■ GIVEN INSTRUCTION ■
From the first line of the data below through the line holding "plt.rcParams['mathtext.default'] = 'bf'", output each line exactly and leave the pictures out.

■ GIVEN MATERIAL ■
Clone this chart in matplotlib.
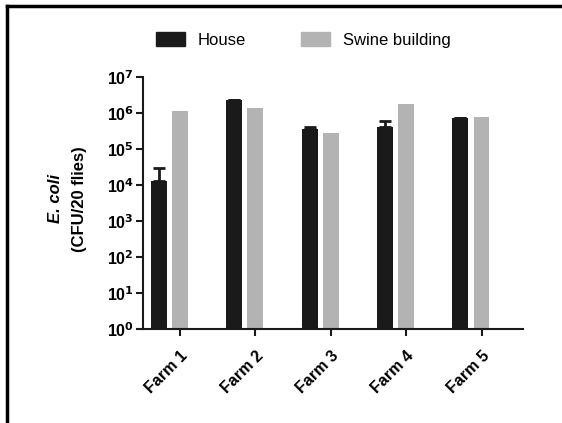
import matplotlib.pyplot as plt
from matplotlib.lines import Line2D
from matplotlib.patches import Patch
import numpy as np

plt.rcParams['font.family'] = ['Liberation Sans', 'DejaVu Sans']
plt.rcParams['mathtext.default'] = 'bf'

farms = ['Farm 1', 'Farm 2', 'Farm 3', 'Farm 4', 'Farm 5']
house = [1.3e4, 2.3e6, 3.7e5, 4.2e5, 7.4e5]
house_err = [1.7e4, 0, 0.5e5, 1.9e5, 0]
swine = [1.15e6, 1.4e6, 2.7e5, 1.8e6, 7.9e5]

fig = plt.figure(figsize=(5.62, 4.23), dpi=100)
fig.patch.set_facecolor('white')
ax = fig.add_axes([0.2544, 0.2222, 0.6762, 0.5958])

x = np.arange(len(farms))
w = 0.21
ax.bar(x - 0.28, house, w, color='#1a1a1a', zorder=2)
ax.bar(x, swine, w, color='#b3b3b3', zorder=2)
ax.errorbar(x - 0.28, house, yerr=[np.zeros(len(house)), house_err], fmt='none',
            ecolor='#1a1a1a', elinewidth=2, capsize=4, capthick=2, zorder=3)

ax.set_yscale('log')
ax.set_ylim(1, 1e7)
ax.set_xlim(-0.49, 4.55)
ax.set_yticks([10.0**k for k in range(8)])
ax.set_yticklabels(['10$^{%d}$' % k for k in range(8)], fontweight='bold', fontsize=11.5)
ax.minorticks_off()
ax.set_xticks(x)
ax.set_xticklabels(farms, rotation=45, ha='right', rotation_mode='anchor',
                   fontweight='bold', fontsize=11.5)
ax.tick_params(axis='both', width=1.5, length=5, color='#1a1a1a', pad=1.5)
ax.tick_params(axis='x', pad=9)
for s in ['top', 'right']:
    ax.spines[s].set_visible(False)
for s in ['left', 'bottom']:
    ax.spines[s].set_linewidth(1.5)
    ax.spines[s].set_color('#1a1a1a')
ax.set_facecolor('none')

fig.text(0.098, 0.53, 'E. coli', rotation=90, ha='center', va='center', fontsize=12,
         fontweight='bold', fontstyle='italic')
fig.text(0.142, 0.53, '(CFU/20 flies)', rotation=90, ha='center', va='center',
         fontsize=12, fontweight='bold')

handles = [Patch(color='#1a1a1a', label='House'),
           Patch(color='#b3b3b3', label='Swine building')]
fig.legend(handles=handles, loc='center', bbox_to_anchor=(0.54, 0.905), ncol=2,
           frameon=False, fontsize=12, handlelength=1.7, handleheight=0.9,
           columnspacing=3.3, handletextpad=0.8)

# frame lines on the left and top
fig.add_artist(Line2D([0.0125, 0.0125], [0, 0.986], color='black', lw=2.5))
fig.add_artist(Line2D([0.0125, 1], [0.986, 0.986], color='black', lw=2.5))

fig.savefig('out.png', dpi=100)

■ WRITTEN RESPONSE ■
Clone this chart in matplotlib.
import matplotlib.pyplot as plt
from matplotlib.lines import Line2D
from matplotlib.patches import Patch
import numpy as np

plt.rcParams['font.family'] = ['Liberation Sans', 'DejaVu Sans']
plt.rcParams['mathtext.default'] = 'bf'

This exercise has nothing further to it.